Friday, July 19, 2013

Enforceability of Forum Selection Clause vs. Chapter 7 Trustee (In re Sona Mobile Holdings Corp. 2013 WL 3678856)


A Trustee steps into the shoes of the Debtor and in this case, the forum selection clause was upheld because the inclusion of the forum selection clause was the product of fraud or overreaching, or that enforcement would contravene a strong public policy. 


 
“[T]he trustee stands in the shoes of the bankrupt corporation and has standing to bring any suit that the bankrupt corporation could have instituted had it not petitioned for bankruptcy.” Smith v. Arthur Andersen LLP, 421 F.3d 989, 1002 (9th Cir.2005) (quotation omitted). This also means “the trustee is subject to all claims and defenses which might have been asserted against the bankrupt but for the filing of the petition,” including contractual forum selection clauses. In re Destro, 675 F.2d 1037, 1040 (9th Cir.1982) (quotation omitted); In re Mercurio, 402 F.3d 62, 66 (1st Cir.2005) (enforcing against the trustee a forum selection clause contained in a contract entered into by the debtor before the debtor filed for bankruptcy).


“The enforceability of forum selection clauses is governed by federal law.” Petersen, 715 F.3d at 280. “[W]hile courts normally defer to a plaintiff's choice of forum, such deference is inappropriate where the plaintiff has already freely contractually chosen an appropriate venue,” such as agreeing to a forum selection clause in a contract. Jumara v. State Farm Ins. Co., 55 F.3d 873, 880 (3d Cir.1995). “[F]orum selection clauses are presumptively valid, [and] they should be honored absent some compelling and countervailing reason.” Murphy v. Schneider Nat'l, Inc., 362 F.3d 1133, 1140 (9th Cir.2004) (quotation omitted).


Increased litigation costs generally are not enough to find enforcement of the forum selection clause unreasonable. In re Mercurio, 402 F.3d at 66 (“The cost of [litigating in a different forum] alone cannot be enough to meet the heavy burden imposed upon the reneging party.” (quotation marks omitted)); see also Fireman's Fund Ins. Co. v. M.V. DSR Atl., 131 F.3d 1336, 1338 (9th Cir.1997) (finding the “serious inconvenience” of an American party having to litigate in Korea based on a forum selection clause did not meet the heavy burden of proof required to render the enforcement of a forum selection clause unreasonable). However, specific evidence showing that increased litigation costs actually would deprive the party opposing enforcement of the forum selection clause from bringing suit in the contractually mandated forum may be sufficient to show the forum selection clause should not be enforced. Cf. Murphy, 362 F.3d at 1142–43 (finding the combination of a plaintiff's low monthly income, combined with his inability to work or to travel long distances due to a disability, demonstrated the plaintiff would be unable to maintain suit in the contractually mandated forum, rendering enforcement of the clause unreasonable).

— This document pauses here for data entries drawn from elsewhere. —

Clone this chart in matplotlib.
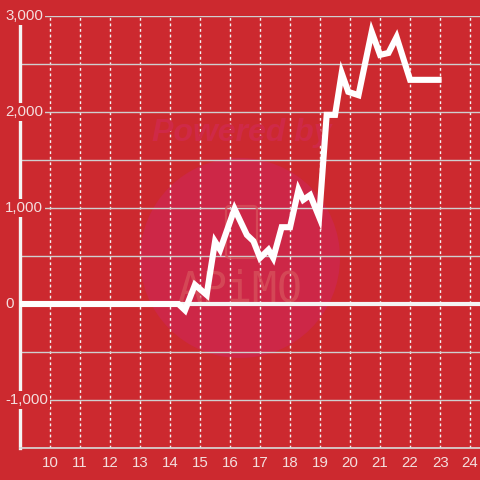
import matplotlib.pyplot as plt
from matplotlib.patches import Circle, FancyBboxPatch
from matplotlib.transforms import blended_transform_factory

# values
hours = [9.0, 14.28, 14.5, 14.83, 15.22, 15.5, 15.67, 16.15, 16.56, 16.78,
         17.0, 17.28, 17.44, 17.72, 18.0, 18.28, 18.44, 18.67, 18.97, 19.22,
         19.5, 19.72, 19.94, 20.28, 20.72, 21.0, 21.28, 21.55, 22.0, 23.05]
values = [0, 0, -65, 200, 95, 650, 565, 990, 720, 655,
          480, 565, 480, 800, 800, 1190, 1085, 1135, 905, 1970,
          1970, 2405, 2210, 2175, 2835, 2595, 2615, 2780, 2335, 2335]
x_ticks = list(range(10, 25))
y_grid = [-1500, -1000, -500, 0, 500, 1000, 1500, 2000, 2500, 3000]
y_labels = [-1000, 0, 1000, 2000, 3000]

bg = '#cc292f'
txt = '#f4dede'
mark = '#d6505a'

plt.rcParams['font.family'] = ['Liberation Sans', 'DejaVu Sans']

fig = plt.figure(figsize=(4.8, 4.8), dpi=100, facecolor=bg)
ax = fig.add_axes([20/480, 32/480, 460/480, 432/480])
ax.set_facecolor(bg)

# watermark, kept under the grid and the line
ax.add_patch(Circle((0.5, 1 - 258/480), 100/480, transform=fig.transFigure,
                    facecolor='#cd2747', edgecolor='none', zorder=0.5))
ax.add_patch(FancyBboxPatch((226/480, 1 - 258/480), 31/480, 52/480,
                            boxstyle='round,pad=0,rounding_size=0.008',
                            transform=fig.transFigure, facecolor='none',
                            edgecolor=mark, lw=1.6, zorder=0.6, alpha=0.8))
ax.text(0.503, 1 - 133/480, 'Powered by', transform=fig.transFigure,
        ha='center', va='center', fontsize=23, fontweight='bold',
        fontstyle='italic', color='#cf2947', zorder=0.6)
ax.text(0.5, 1 - 290/480, 'APiMO', transform=fig.transFigure, ha='center', va='center',
        fontsize=30, family='DejaVu Sans Mono', color=mark, alpha=0.8, zorder=0.6)

ax.set_xlim(9, 24.33)
ax.set_ylim(-1500, 3000)

ax.set_xticks(x_ticks)
ax.set_xticklabels([str(t) for t in x_ticks])
ax.set_yticks(y_grid)
ax.set_yticklabels([])
ax.tick_params(axis='x', length=0, pad=6, labelsize=10.8, labelcolor=txt)
ax.tick_params(axis='y', length=0)

ax.grid(axis='y', color='#cfcfcf', lw=1.0)
ax.grid(axis='x', color='#f4f4f4', lw=1.0, linestyle=(0, (2, 2)))
ax.set_axisbelow(True)

for s in ['top', 'right']:
    ax.spines[s].set_visible(False)
ax.spines['left'].set_color('#f4f4f4')
ax.spines['left'].set_linewidth(2.4)
ax.spines['bottom'].set_color('#d8d8d8')
ax.spines['bottom'].set_linewidth(1.2)

# y labels sit over the left spine with a background box
tr = blended_transform_factory(fig.transFigure, ax.transData)
for v in y_labels:
    ax.text(5/480, v, f'{v:,}', transform=tr, ha='left', va='center',
            fontsize=10.8, color=txt, zorder=6,
            bbox=dict(facecolor=bg, edgecolor='none', pad=1.5), clip_on=False)

ax.axhline(0, color='#f4f4f4', lw=3, zorder=2)
ax.plot(hours, values, color='white', lw=4.4, solid_joinstyle='miter',
        solid_capstyle='butt', zorder=3)

fig.savefig('out.png', dpi=100, facecolor=bg)
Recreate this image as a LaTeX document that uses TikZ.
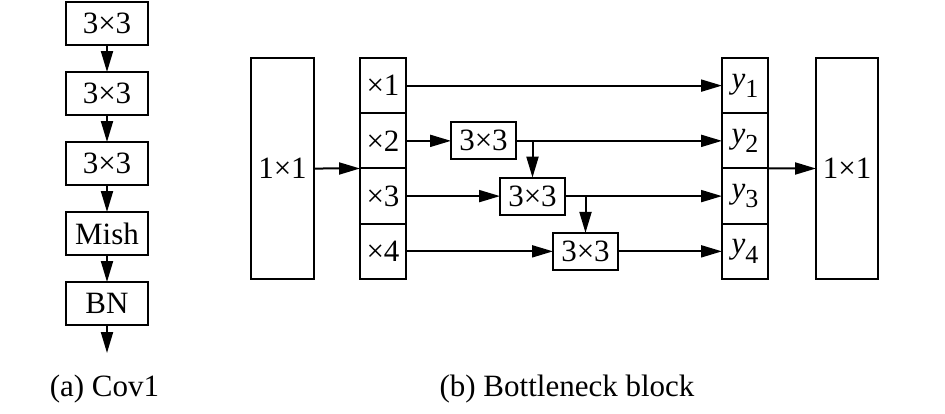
\documentclass[tikz,border=0pt]{standalone}
\usepackage{fontspec}
\setmainfont{Liberation Serif}
\usetikzlibrary{arrows.meta, positioning}
\newcommand{\ylab}[1]{\textit{y}\raisebox{-0.3em}{\fontsize{26}{26}\selectfont #1}}

\begin{document}
\begin{tikzpicture}[
    x=1pt, y=-1pt,
    node distance=27pt,
    box/.style={rectangle, draw, line width=2pt, outer sep=0pt, minimum width=82pt, minimum height=43pt, inner sep=0pt, font=\fontsize{31}{37}\selectfont},
    conv/.style={box, minimum width=65pt, minimum height=37pt},
    cell/.style={box, minimum width=46pt, minimum height=55.25pt},
    tall/.style={box, minimum width=63pt, minimum height=221pt},
    caption/.style={font=\fontsize{31}{37}\selectfont},
    arrow/.style={-{Triangle[length=21pt, width=12pt]}, line width=2pt}
  ]
    \useasboundingbox (0,0) rectangle (945,413);
    % (a) Cov1
    \node[box] (c1) at (107,23.5) {3×3};
    \node[box, below=of c1] (c2) {3×3};
    \node[box, below=of c2] (c3) {3×3};
    \node[box, below=of c3] (mish) {Mish};
    \node[box, below=of mish] (bn) {BN};
    \coordinate[below=28pt of bn] (cout);
    \draw[arrow] (c1) -- (c2);
    \draw[arrow] (c2) -- (c3);
    \draw[arrow] (c3) -- (mish);
    \draw[arrow] (mish) -- (bn);
    \draw[arrow] (bn) -- (cout);
    \node[caption] (capa) at (104.5,389) {(a) Cov1};
    % (b) Bottleneck block
    \node[tall] (inL) at (282.5,168.5) {1×1};
    \node[cell] (s1) at (383,85.6) {×1};
    \node[cell, below=0pt of s1] (s2) {×2};
    \node[cell, below=0pt of s2] (s3) {×3};
    \node[cell, below=0pt of s3] (s4) {×4};
    \node[conv, right=45pt of s2] (A) {3×3};
    \node[conv, right=94pt of s3] (B) {3×3};
    \node[conv, right=147pt of s4] (C) {3×3};
    \node[cell, right=316pt of s1] (r1) {\ylab{1}};
    \node[cell, below=0pt of r1] (r2) {\ylab{2}};
    \node[cell, below=0pt of r2] (r3) {\ylab{3}};
    \node[cell, below=0pt of r3] (r4) {\ylab{4}};
    \node[tall, minimum width=62pt] (outR) at (847,168.5) {1×1};
    \coordinate (jA) at (B.north |- A.east);
    \coordinate (jB) at (C.north |- B.east);
    \draw[arrow] (inL.east) -- (s2.south west);
    \draw[arrow] (s1) -- (r1);
    \draw[arrow] (s2) -- (A);
    \draw[arrow] (A) -- (r2);
    \draw[arrow] (jA) -- (B.north);
    \draw[arrow] (s3) -- (B);
    \draw[arrow] (B) -- (r3);
    \draw[arrow] (jB) -- (C.north);
    \draw[arrow] (s4) -- (C);
    \draw[arrow] (C) -- (r4);
    \draw[arrow] (r2.south east) -- (outR.west);
    \node[caption] (capb) at (567,389) {(b) Bottleneck block};
  \end{tikzpicture}
\end{document}
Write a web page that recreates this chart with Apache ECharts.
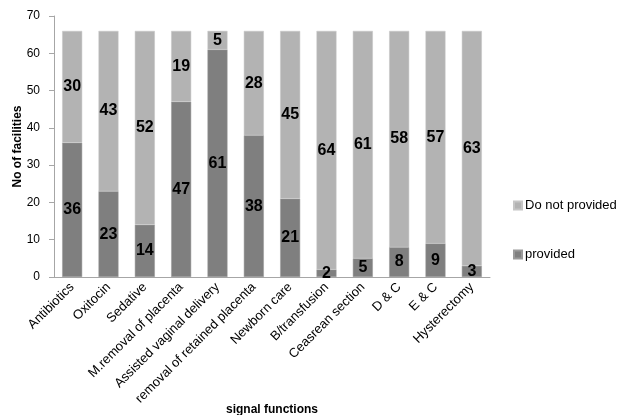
<!DOCTYPE html>
<html>
<head>
<meta charset="utf-8">
<script src="https://cdn.jsdelivr.net/npm/echarts@6/dist/echarts.min.js"></script>
<style>
  html, body { margin: 0; padding: 0; background: #fff; }
  #chart { width: 620px; height: 415px; }
</style>
</head>
<body>
<div id="chart"></div>
<script>
// Signal functions offered by health facilities
const categories = [
  'Antibiotics', 'Oxitocin', 'Sedative', 'M.removal of placenta',
  'Assisted vaginal delivery', 'removal of retained placenta', 'Newborn care',
  'B/transfusion', 'Ceasrean section', 'D & C', 'E & C', 'Hysterectomy'
];
const provided    = [36, 23, 14, 47, 61, 38, 21, 2, 5, 8, 9, 3];
const notProvided = [30, 43, 52, 19, 5, 28, 45, 64, 61, 58, 57, 63];
const yTicks = { min: 0, max: 70, interval: 10 };

const FONT = '"Liberation Sans", Arial, sans-serif';

const chart = echarts.init(document.getElementById('chart'), null, { renderer: 'canvas' });

const labelStyle = {
  show: true,
  position: 'inside',
  color: '#000',
  fontFamily: FONT,
  fontWeight: 'bold',
  fontSize: 16
};

chart.setOption({
  animation: false,
  textStyle: { fontFamily: FONT },
  grid: { left: 54, right: 130, top: 16, bottom: 138, containLabel: false, outerBoundsMode: 'none' },
  legend: {
    orient: 'vertical',
    left: 508,
    top: 194,
    itemWidth: 8,
    itemHeight: 8,
    itemGap: 36,
    icon: 'rect',
    textStyle: { fontFamily: FONT, fontSize: 13, color: '#000', padding: [0, 0, 0, -2] },
    data: ['Do not provided', 'provided']
  },
  xAxis: {
    type: 'category',
    data: categories,
    name: 'signal functions',
    nameLocation: 'middle',
    nameGap: 127,
    nameMoveOverlap: false,
    nameTextStyle: { fontFamily: FONT, fontWeight: 'bold', fontSize: 12, color: '#000' },
    axisLine: { lineStyle: { color: '#a6a6a6', width: 1 } },
    axisTick: { show: false },
    axisLabel: {
      rotate: 45,
      interval: 0,
      margin: 8,
      fontSize: 13,
      color: '#000',
      fontFamily: FONT
    }
  },
  yAxis: {
    type: 'value',
    min: yTicks.min,
    max: yTicks.max,
    interval: yTicks.interval,
    name: 'No of facilities',
    nameLocation: 'middle',
    nameGap: 30,
    nameMoveOverlap: false,
    nameTextStyle: { fontFamily: FONT, fontWeight: 'bold', fontSize: 12, color: '#000' },
    axisLine: { show: true, lineStyle: { color: '#a6a6a6', width: 1 } },
    axisTick: { show: true, length: 5, lineStyle: { color: '#a6a6a6' } },
    splitLine: { show: false },
    axisLabel: { fontSize: 12, color: '#000', margin: 14, fontFamily: FONT }
  },
  series: [
    {
      name: 'provided',
      type: 'bar',
      stack: 'total',
      data: provided,
      barWidth: '55%',
      itemStyle: { color: '#7f7f7f', borderColor: '#9a9a9a', borderWidth: 0.5 },
      label: labelStyle
    },
    {
      name: 'Do not provided',
      type: 'bar',
      stack: 'total',
      data: notProvided,
      barWidth: '55%',
      itemStyle: { color: '#b3b3b3', borderColor: '#c6c6c6', borderWidth: 0.5 },
      label: labelStyle
    }
  ]
});
</script>
</body>
</html>
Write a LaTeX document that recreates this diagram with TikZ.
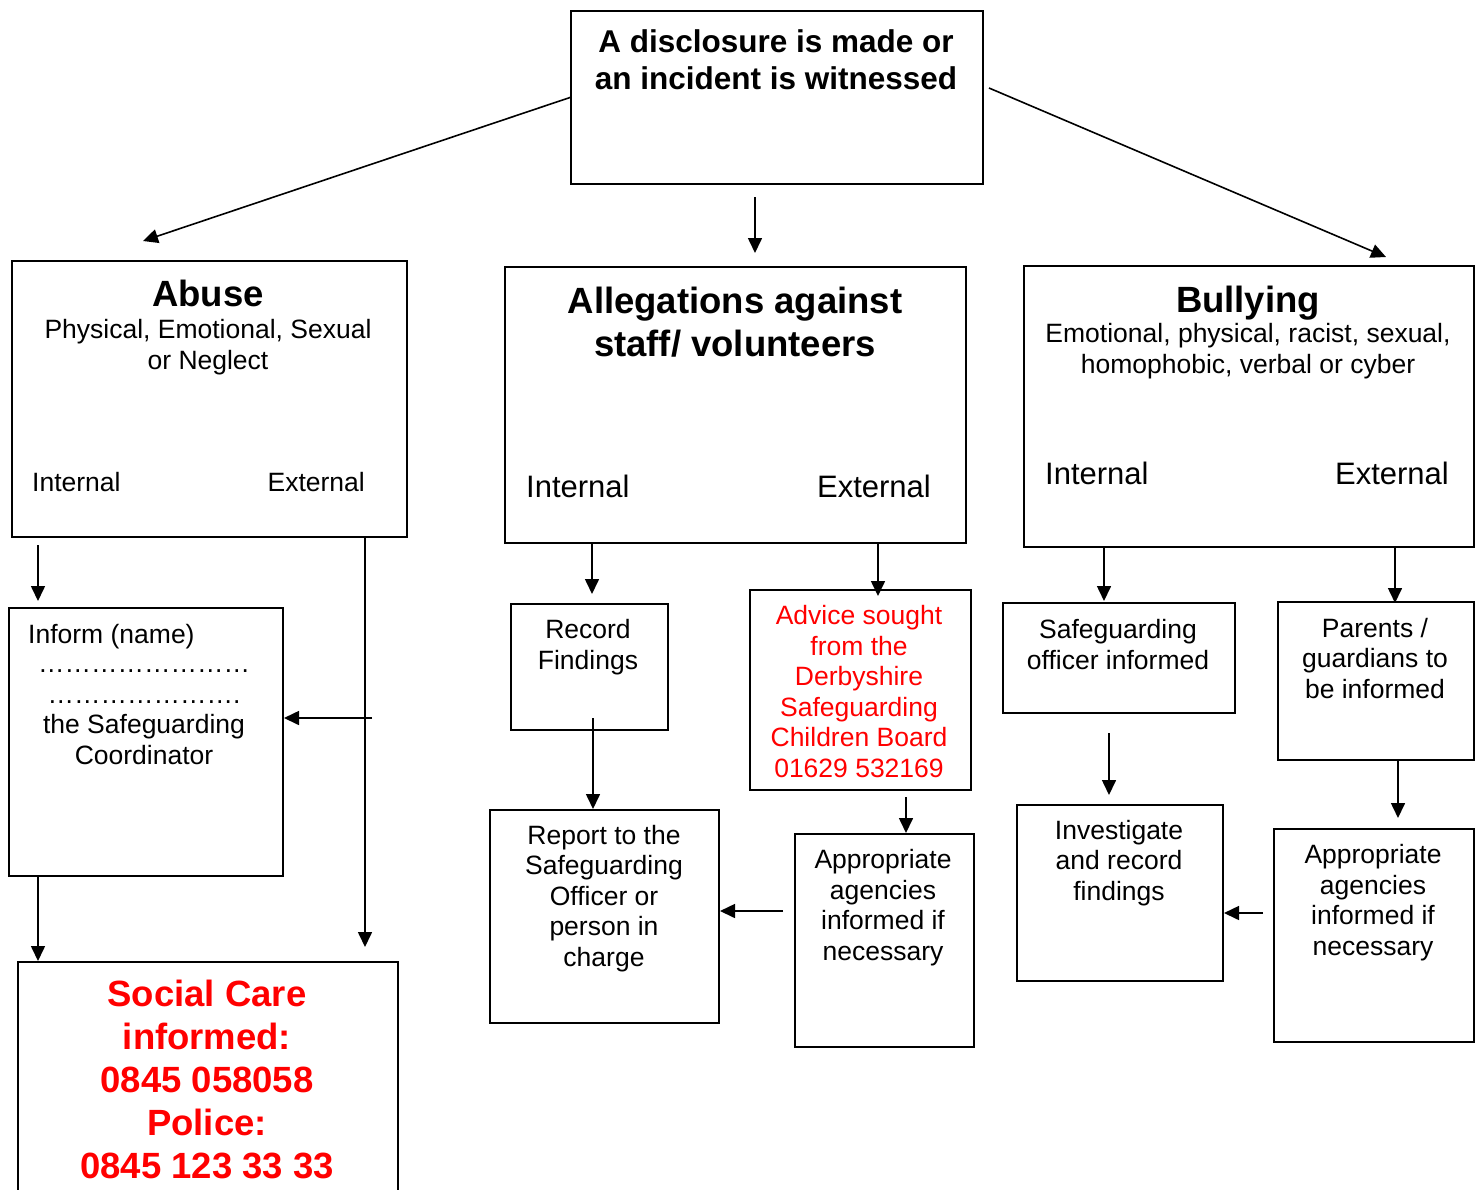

Finally, whether the party seeking enforcement of the clause would obtain any benefit from enforcing the clause or bear a burden from not enforcing the clause is not a consideration in determining whether a forum selection clause is unreasonable. Rather, the party opposing enforcement has the burden to show enforcing the clause would effectively deprive that party of its day in court. See In re D.E. Frey Grp., Inc., 387 B.R. 799, 807 (D.Colo.2008) (finding the bankruptcy court improperly shifted the burden to the party seeking enforcement of the forum selection clause by finding that ignoring the forum selection clause would not detrimentally affect the party seeking enforcement). And even if neither party has a tie to the contractually mandated forum, the forum selection clause still may be enforced. In re Manchester, Inc., 417 B.R. 377, 387 (Bankr.N.D.Tex.2009) (“While the parties may have few, if any, direct ties to New York, they chose to have all disputes settled before a New York court applying New York law.”).